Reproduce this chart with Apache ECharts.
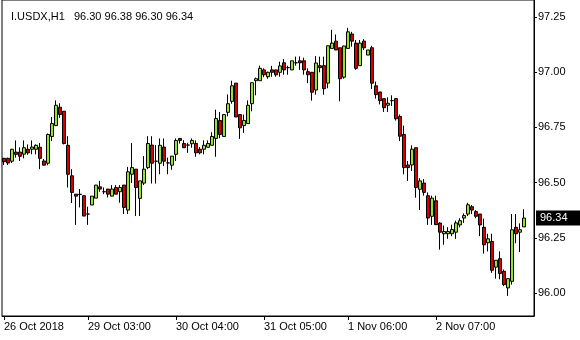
<!DOCTYPE html>
<html>
<head>
<meta charset="utf-8">
<script src="https://cdn.jsdelivr.net/npm/echarts@6/dist/echarts.min.js"></script>
<style>html,body{margin:0;padding:0;background:#fff}#c{width:580px;height:340px}</style>
</head>
<body>
<div id="c"></div>
<script>
const symbolName = 'I.USDX,H1';
const opens = [96.610,96.610,96.597,96.638,96.638,96.629,96.651,96.651,96.651,96.660,96.598,96.588,96.709,96.758,96.841,96.823,96.669,96.531,96.448,96.448,
96.441,96.358,96.399,96.430,96.481,96.459,96.471,96.439,96.478,96.459,96.489,96.376,96.538,96.561,96.429,96.498,96.568,96.670,96.597,96.588,
96.661,96.589,96.579,96.628,96.700,96.677,96.670,96.676,96.677,96.651,96.651,96.660,96.669,96.700,96.781,96.709,96.818,96.868,96.950,96.808,
96.758,96.767,96.857,96.961,96.961,97.010,96.979,97.010,97.010,96.999,97.042,97.020,97.010,97.042,97.051,97.051,97.002,96.999,96.919,97.029,
97.029,96.950,97.107,97.140,97.110,96.977,97.107,97.172,97.131,97.029,97.140,97.077,97.110,96.938,96.910,96.880,96.850,96.871,96.880,96.799,
96.718,96.580,96.580,96.658,96.470,96.498,96.441,96.348,96.418,96.317,96.269,96.269,96.269,96.276,96.309,96.340,96.358,96.391,96.369,96.358,
96.298,96.228,96.234,96.118,96.156,96.099,96.024,96.054,96.298,96.276,96.30];
const closes = [96.595,96.589,96.651,96.628,96.619,96.658,96.635,96.661,96.669,96.610,96.579,96.718,96.767,96.850,96.808,96.677,96.538,96.456,96.439,96.446,
96.349,96.358,96.439,96.489,96.471,96.459,96.448,96.471,96.448,96.478,96.388,96.549,96.568,96.478,96.508,96.561,96.677,96.588,96.597,96.669,
96.597,96.589,96.620,96.691,96.691,96.658,96.670,96.691,96.635,96.635,96.669,96.677,96.709,96.790,96.718,96.808,96.857,96.938,96.797,96.748,
96.781,96.850,96.952,96.970,97.017,96.988,96.999,96.999,96.988,97.028,97.010,97.020,97.051,97.042,97.042,97.010,96.988,96.909,97.041,97.020,
96.925,97.119,97.131,97.100,96.970,97.118,97.182,97.140,97.017,97.131,97.110,97.100,96.950,96.898,96.871,96.839,96.859,96.871,96.789,96.710,
96.568,96.568,96.651,96.478,96.508,96.456,96.340,96.430,96.310,96.276,96.279,96.279,96.288,96.318,96.328,96.351,96.400,96.376,96.348,96.309,
96.219,96.246,96.104,96.149,96.089,96.039,96.066,96.287,96.269,96.287,96.34];
const lows = [96.580,96.580,96.589,96.613,96.598,96.610,96.626,96.628,96.628,96.561,96.579,96.579,96.688,96.758,96.793,96.673,96.478,96.408,96.309,96.388,
96.349,96.309,96.399,96.430,96.459,96.448,96.433,96.439,96.448,96.409,96.358,96.358,96.498,96.349,96.349,96.489,96.561,96.496,96.496,96.538,
96.575,96.538,96.558,96.598,96.677,96.658,96.635,96.658,96.617,96.628,96.628,96.660,96.669,96.617,96.701,96.709,96.800,96.857,96.797,96.698,
96.725,96.767,96.823,96.895,96.961,96.977,96.970,96.979,96.979,96.979,96.988,96.988,97.010,97.029,97.010,96.988,96.950,96.871,96.898,96.999,
96.898,96.927,97.107,97.100,96.868,96.970,97.107,97.115,97.010,97.029,97.100,97.077,96.924,96.880,96.854,96.820,96.820,96.847,96.781,96.688,
96.538,96.508,96.553,96.432,96.376,96.441,96.309,96.309,96.309,96.197,96.219,96.246,96.258,96.246,96.298,96.318,96.349,96.358,96.339,96.258,
96.179,96.189,96.092,96.066,96.063,96.032,95.988,96.039,96.226,96.186,96.30];
const highs = [96.612,96.613,96.653,96.691,96.660,96.691,96.673,96.691,96.673,96.679,96.607,96.722,96.797,96.872,96.859,96.823,96.710,96.561,96.448,96.471,
96.441,96.391,96.439,96.489,96.508,96.478,96.471,96.489,96.489,96.489,96.489,96.571,96.679,96.561,96.508,96.620,96.710,96.710,96.670,96.700,
96.700,96.613,96.620,96.700,96.700,96.692,96.680,96.700,96.691,96.661,96.691,96.691,96.728,96.830,96.820,96.808,96.899,96.961,96.950,96.808,
96.808,96.872,96.952,96.975,97.029,97.017,97.002,97.028,97.010,97.047,97.059,97.029,97.051,97.070,97.071,97.065,97.017,96.999,97.072,97.070,
97.070,97.119,97.191,97.170,97.110,97.119,97.200,97.182,97.145,97.145,97.149,97.100,97.119,96.957,96.910,96.880,96.886,96.895,96.880,96.808,
96.758,96.598,96.669,96.658,96.520,96.516,96.456,96.441,96.441,96.321,96.306,96.299,96.310,96.328,96.339,96.361,96.409,96.399,96.376,96.358,
96.337,96.269,96.269,96.149,96.189,96.107,96.066,96.358,96.358,96.316,96.38];
const slotCount = 133;
const timeLabels = ['26 Oct 2018','29 Oct 03:00','30 Oct 04:00','31 Oct 05:00','1 Nov 06:00','2 Nov 07:00'];
const timeLabelBars = [0, 21, 43, 65, 86, 108];
const priceTicks = [96.00, 96.25, 96.50, 96.75, 97.00, 97.25];
const priceMin = 95.897, priceMax = 97.326;

const categories = Array.from({length: slotCount}, (_, i) => String(i));
const candles = opens.map((o, i) => [o, closes[i], lows[i], highs[i]]);
const last = candles.length - 1;
const fmt = v => v.toFixed(2);
const titleText = symbolName + '   ' + [opens[last], highs[last], lows[last], closes[last]].map(fmt).join(' ');
const FONT = '"Liberation Sans", Arial, sans-serif';

const chart = echarts.init(document.getElementById('c'), null, {renderer: 'canvas'});
chart.setOption({
  animation: false,
  backgroundColor: '#fff',
  title: {text: titleText, left: 6, top: 6,
    textStyle: {fontFamily: FONT, fontSize: 11, fontWeight: 'normal', color: '#000'}},
  grid: {left: 2, right: 46, top: -2, bottom: 24, show: true, borderColor: '#000', borderWidth: 1, backgroundColor: '#fff'},
  xAxis: {
    type: 'category', data: categories, boundaryGap: true,
    axisLine: {show: true, lineStyle: {color: '#000', width: 1}},
    axisTick: {show: true, alignWithLabel: true, length: 4, lineStyle: {color: '#000'},
      interval: (idx) => timeLabelBars.includes(idx)},
    axisLabel: {show: true, align: 'left', margin: 5, color: '#000', fontFamily: FONT, fontSize: 11,
      interval: (idx) => timeLabelBars.includes(idx),
      formatter: (v, idx) => { const k = timeLabelBars.indexOf(Number(v)); return k >= 0 ? timeLabels[k] : ''; }},
    splitLine: {show: false}
  },
  yAxis: {
    type: 'value', position: 'right', min: priceMin, max: priceMax, scale: true,
    axisLine: {show: true, lineStyle: {color: '#000', width: 1}},
    axisTick: {show: true, length: 3, lineStyle: {color: '#000'}, customValues: priceTicks},
    axisLabel: {show: true, color: '#000', fontFamily: FONT, fontSize: 11, margin: 4, align: 'left',
      customValues: priceTicks, formatter: v => fmt(v)},
    splitLine: {show: false}
  },
  series: [{
    type: 'candlestick',
    data: candles,
    barWidth: 3,
    clip: false,
    itemStyle: {color: '#94e32c', color0: '#d40000', borderColor: '#000', borderColor0: '#000', borderWidth: 1},
    markLine: {
      silent: true, symbol: ['none', 'none'],
      lineStyle: {width: 1, color: 'rgba(0,0,0,0)', type: 'solid'},
      data: [{yAxis: closes[last]}],
      label: {show: true, position: 'end', distance: 2, formatter: () => fmt(closes[last]),
        color: '#fff', backgroundColor: '#000', padding: [2, 14, 1, 4],
        fontFamily: FONT, fontSize: 11, lineHeight: 12}
    }
  }]
});
</script>
</body>
</html>
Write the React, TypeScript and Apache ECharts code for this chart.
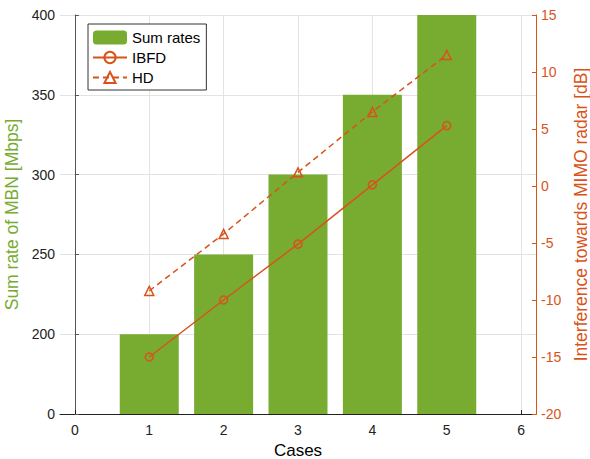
import React, { useEffect, useRef } from "react";
import * as echarts from "echarts";

const cases = [1, 2, 3, 4, 5];
const sumRates = [200, 250, 300, 350, 400];
const ibfd = [-15, -10, -5.1, 0.1, 5.3];
const hd = [-9.2, -4.2, 1.2, 6.5, 11.5];
const xTicks = [0, 1, 2, 3, 4, 5, 6];

const GREEN = "#77AC30";
const ORANGE = "#D95319";
const FONT = "Liberation Sans, Arial, sans-serif";

export default function App() {
  const ref = useRef<HTMLDivElement>(null);
  useEffect(() => {
    document.body.style.margin = "0";
    const chart = echarts.init(ref.current!, null, { renderer: "svg" });
    chart.setOption({
      animation: false,
      textStyle: { fontFamily: FONT },
      grid: { left: 60, right: 54, top: 15, bottom: 45, containLabel: false, outerBoundsMode: "none" },
      legend: {
        orient: "vertical",
        left: 88,
        top: 24,
        backgroundColor: "#fff",
        borderColor: "#333",
        borderWidth: 1,
        borderRadius: 0,
        padding: [6, 6, 5, 4],
        itemWidth: 34,
        itemHeight: 14,
        itemGap: 5,
        textStyle: { fontFamily: FONT, fontSize: 15, color: "#000" },
        data: ["Sum rates", "IBFD", "HD"],
      },
      xAxis: {
        type: "value",
        min: -0.2,
        max: 6.2,
        name: "Cases",
        nameLocation: "middle",
        nameGap: 25,
        nameTextStyle: { fontSize: 17, color: "#000", fontFamily: FONT },
        axisLine: { show: true, onZero: false, lineStyle: { color: "#222", width: 1 } },
        axisTick: { show: true, inside: true, length: 4, customValues: xTicks, lineStyle: { color: "#222" } },
        axisLabel: { customValues: xTicks, fontSize: 14, color: "#222", margin: 9, fontFamily: FONT },
        splitLine: { show: true, lineStyle: { color: "#e3e3e3", width: 1 } },
      },
      yAxis: [
        {
          type: "value",
          min: 150,
          max: 400,
          interval: 50,
          name: "Sum rate of MBN [Mbps]",
          nameLocation: "middle",
          nameGap: 32,
          nameTextStyle: { fontSize: 17.5, color: GREEN, fontFamily: FONT },
          axisLine: { show: true, lineStyle: { color: "#555", width: 1 } },
          axisTick: { show: true, inside: true, length: 4, lineStyle: { color: "#555" } },
          axisLabel: {
            fontSize: 14,
            color: "#222",
            margin: 5,
            fontFamily: FONT,
            formatter: (v: number) => (v === 150 ? "0" : String(v)),
          },
          splitLine: { show: true, lineStyle: { color: "#e3e3e3", width: 1 } },
        },
        {
          type: "value",
          min: -20,
          max: 15,
          interval: 5,
          position: "right",
          name: "Interference towards MIMO radar [dB]",
          nameLocation: "middle",
          nameGap: 35,
          nameRotate: 90,
          nameTextStyle: { fontSize: 17.5, color: ORANGE, fontFamily: FONT },
          axisLine: { show: true, lineStyle: { color: ORANGE, width: 1 } },
          axisTick: { show: true, inside: true, length: 4, lineStyle: { color: ORANGE } },
          axisLabel: { fontSize: 14, color: ORANGE, margin: 5, fontFamily: FONT },
          splitLine: { show: false },
        },
      ],
      series: [
        {
          name: "Sum rates",
          type: "bar",
          yAxisIndex: 0,
          barWidth: 59,
          itemStyle: { color: GREEN },
          data: cases.map((c, i) => [c, sumRates[i]]),
          z: 1,
        },
        {
          name: "IBFD",
          type: "line",
          yAxisIndex: 1,
          symbol: "circle",
          symbolSize: 8,
          itemStyle: { color: "rgba(255,255,255,0)", borderColor: ORANGE, borderWidth: 1.5 },
          lineStyle: { color: ORANGE, width: 1.5 },
          data: cases.map((c, i) => [c, ibfd[i]]),
          z: 3,
        },
        {
          name: "HD",
          type: "line",
          yAxisIndex: 1,
          symbol: "triangle",
          symbolSize: 9,
          itemStyle: { color: "rgba(255,255,255,0)", borderColor: ORANGE, borderWidth: 1.5 },
          lineStyle: { color: ORANGE, width: 1.5, type: [6, 4] },
          data: cases.map((c, i) => [c, hd[i]]),
          z: 3,
        },
      ],
    });
    return () => chart.dispose();
  }, []);
  return <div ref={ref} style={{ width: 590, height: 459 }} />;
}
——
• _Work to do_: Which lines of the data include "React"? Copy each of them.

• _The completed task_:
Write the React, TypeScript and Apache ECharts code for this chart.
import React, { useEffect, useRef } from "react";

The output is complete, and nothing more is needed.